SB 114: Transparency in pay for adjuncts: An approach to achieving equal pay for equal work
by Judith Michaels, CFT Legislative Director
San Mateo Community College district gives adjunct faculty no salary placement credit for advanced degrees or further professional development study beyond the required state minimum qualifications. This kind of denial of professional progress inhibits adjunct faculty from investing time and money in seeking higher degrees or furthering their professional training. If districts placed adjunct faculty on salary matrices that recognized this investment, these faculty would be encouraged to spend the time and money to further their professional growth.
Comparable salary schedules
SB 114 by State Senator Leland Yee (D-San Francisco), continues CFT efforts to help part-time faculty receive pay and benefits that are coherent with those of tenure and tenure track faculty by recognizing the need for community college districts to determine the compensation of part-timers using a salary schedule that places these faculty on comparable salary steps as full-time faculty with similar academic preparation and years of experience. That is, districts must develop a core salary schedule for faculty that is based on experience and education. If districts use more than one schedule, each cell on an additional part-time, adjunct salary schedule will be a locally negotiated percentage of each core salary schedule cell; in other words, part-time faculty are to be paid in a manner that mirrors the same relationship to the placement of full-time faculty on the core schedule.

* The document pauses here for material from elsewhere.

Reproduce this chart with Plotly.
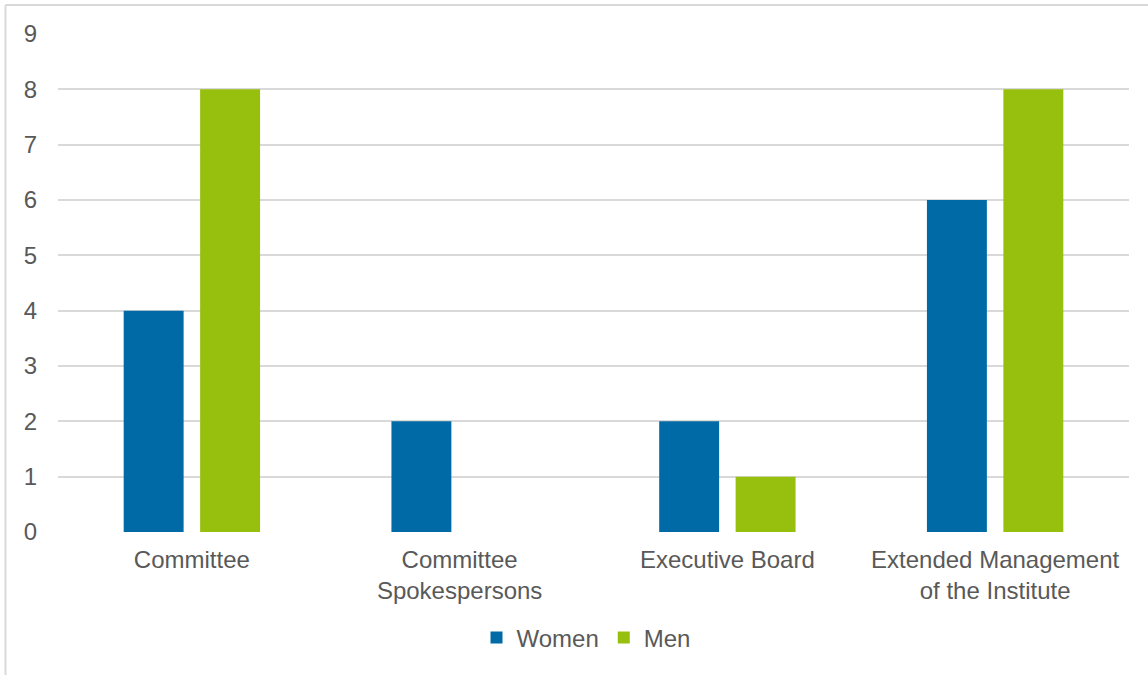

Some locals in other jurisdictions, for example, the San Francisco Community College District, and the Los Rios College District, have already negotiated such schedules, under which districts compensate part-timers from a salary schedule that mirrors the full-timers schedule. The schedule has columns, which reflect increasing amounts of education, and rows, sometimes called “steps,” which reflect years of experience. In the interest of equity, SB 114 will create pressure to ask other districts to take this important step.
Reporting to STRS
Another feature of this bill will be to ask community college districts to report part-time faculty salaries to the California State Teacher’s Retirement System (CalSTRS) and to the affected employees as a percentage of full-time salary. The current variety of compensation methods makes comparisons about the status of part-time faculty very difficult and results in inequities in salary and service credit when districts report salaries to the State Teacher’s Retirement System based on classroom hours. Repeated problems have occurred, and continue to occur, with accurate calculation and reporting of service credits from districts to STRS and from STRS to part-time faculty members, with particular detriment to part-time faculty members who work in more than one district.
Additionally, whereas full-time faculty earn one year of service credit for teaching one school year, service credit for a part-timer depends upon the “full-time equivalent” (FTE) for each type of service rendered. Types of service may include credit classes, teaching noncredit (adult education) classes, substitute teaching, counseling, library duties, holding paid office hours, etc. Although San Mateo does not, many districts do use more than one FTE, depending on the adjunct’s assignment. Because of the difference between part-time and full-time salary schedules, and the disparity among districts, neither the individual faculty member nor STRS can easily determine individual accrued service credits. Errors are frequent because districts, especially those with a variety of hourly rate schedules, do not clearly relate part-time service to full-time service.
In 2009, the CFT sponsored AB 360 (Ma), which asked the retirement system to conduct a study to examine the feasibility of either creating a new program for part-time community college instructors or modifying current programs to make retirement benefits more equitable for part-time instructors. Although the bill stalled, STRS did establish a task force to address issues of inequitable retirement benefits for part-time faculty. CFT members serving on the task force include STRS Board Members Carolyn Widener, Phyllis Eckler, Ernest Kettering, Cliff Leihe, David Milroy, and Sam Russo. The task force will hear and debate three options developed by STRS at their March 15, 2011 meeting, with the thought that a coherent recommendation would go to the STRS board for adoption this year.
SB 114 will not conflict with this good work, and will be an important first step in helping community college districts to report part-time salaries consistently and assisting STRS in more consistent calculations when part-time faculty work in more than one district. Additionally, it is essential for our locals to put this issue on the table so that part-time and full-time salaries can become more coherent. The legislature has a long history of addressing the pay and workload inequities of part-time faculty. SB 114 will help districts and their faculty to remedy this situation by providing transparency so that the salaries of full-time faculty, and the salaries of part-time faculty performing a variety of duties that may have a variety of compensation patterns, can be more easily compared.